◆ Available data
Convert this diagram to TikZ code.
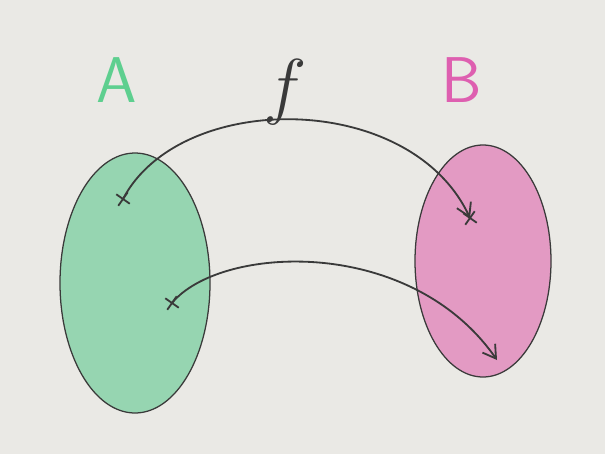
\documentclass[tikz,border=0pt]{standalone}
\usepackage{amsmath}
\usepackage{xcolor}
\usetikzlibrary{arrows.meta,shapes.misc}

\definecolor{paper}{HTML}{EAE9E5}
\definecolor{setgreen}{HTML}{96D5B1}
\definecolor{setpink}{HTML}{E39AC3}
\definecolor{labelgreen}{HTML}{5ECF8F}
\definecolor{labelpink}{HTML}{DE5FB0}
\definecolor{pencil}{HTML}{3A3A3A}

\tikzset{
  setshape/.style={draw=pencil, line width=0.9pt},
  mapsto/.style={draw=pencil, line width=1.3pt, -{Straight Barb[length=9pt,width=11pt]}},
  xmark/.style={cross out, draw=pencil, line width=1.3pt, minimum size=7pt, inner sep=0pt, rotate=10},
  setlabel/.style={font=\fontsize{46}{50}\selectfont\sffamily}
}

\begin{document}
\begin{tikzpicture}[x=0.025cm, y=-0.025cm]
  % Paper
  \fill[paper] (0,0) rectangle (605,454);
  \useasboundingbox (0,0) rectangle (605,454);

  % Draw the two sets
  \draw[setshape, fill=setgreen] (135,283) ellipse [x radius=75, y radius=130];
  \draw[setshape, fill=setpink] (483,261) ellipse [x radius=68, y radius=116];

  % Draw the set labels
  \node[setlabel, text=labelgreen] (labelA) at (117,80) {A};
  \node[setlabel, text=labelpink] (labelB) at (462,80) {B};
  \node[font=\Huge, scale=2.1, text=pencil] (fname) at (285,92) {$f$};

  % Points in the sets
  \coordinate (a1) at (123,199);
  \coordinate (a2) at (172,303);
  \coordinate (b1) at (470,218);
  \coordinate (b2) at (497,360);
  \node[xmark] (ma1) at (a1) {};
  \node[xmark] (ma2) at (a2) {};
  \node[xmark] (mb1) at (b1) {};

  % Draw the mapping
  \draw[mapsto] (a1) .. controls (180,90) and (410,90) .. (b1);
  \draw[mapsto] (a2) .. controls (220,245) and (410,235) .. (b2);
\end{tikzpicture}
\end{document}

◆ Set exercise
Transcribe the material as is, with images omitted.

◆ Written response
Convert this diagram to TikZ code.
\documentclass[tikz,border=0pt]{standalone}
\usepackage{amsmath}
\usepackage{xcolor}
\usetikzlibrary{arrows.meta,shapes.misc}

\definecolor{paper}{HTML}{EAE9E5}
\definecolor{setgreen}{HTML}{96D5B1}
\definecolor{setpink}{HTML}{E39AC3}
\definecolor{labelgreen}{HTML}{5ECF8F}
\definecolor{labelpink}{HTML}{DE5FB0}
\definecolor{pencil}{HTML}{3A3A3A}

\tikzset{
  setshape/.style={draw=pencil, line width=0.9pt},
  mapsto/.style={draw=pencil, line width=1.3pt, -{Straight Barb[length=9pt,width=11pt]}},
  xmark/.style={cross out, draw=pencil, line width=1.3pt, minimum size=7pt, inner sep=0pt, rotate=10},
  setlabel/.style={font=\fontsize{46}{50}\selectfont\sffamily}
}

\begin{document}
\begin{tikzpicture}[x=0.025cm, y=-0.025cm]
  % Paper
  \fill[paper] (0,0) rectangle (605,454);
  \useasboundingbox (0,0) rectangle (605,454);

  % Draw the two sets
  \draw[setshape, fill=setgreen] (135,283) ellipse [x radius=75, y radius=130];
  \draw[setshape, fill=setpink] (483,261) ellipse [x radius=68, y radius=116];

  % Draw the set labels
  \node[setlabel, text=labelgreen] (labelA) at (117,80) {A};
  \node[setlabel, text=labelpink] (labelB) at (462,80) {B};
  \node[font=\Huge, scale=2.1, text=pencil] (fname) at (285,92) {$f$};

  % Points in the sets
  \coordinate (a1) at (123,199);
  \coordinate (a2) at (172,303);
  \coordinate (b1) at (470,218);
  \coordinate (b2) at (497,360);
  \node[xmark] (ma1) at (a1) {};
  \node[xmark] (ma2) at (a2) {};
  \node[xmark] (mb1) at (b1) {};

  % Draw the mapping
  \draw[mapsto] (a1) .. controls (180,90) and (410,90) .. (b1);
  \draw[mapsto] (a2) .. controls (220,245) and (410,235) .. (b2);
\end{tikzpicture}
\end{document}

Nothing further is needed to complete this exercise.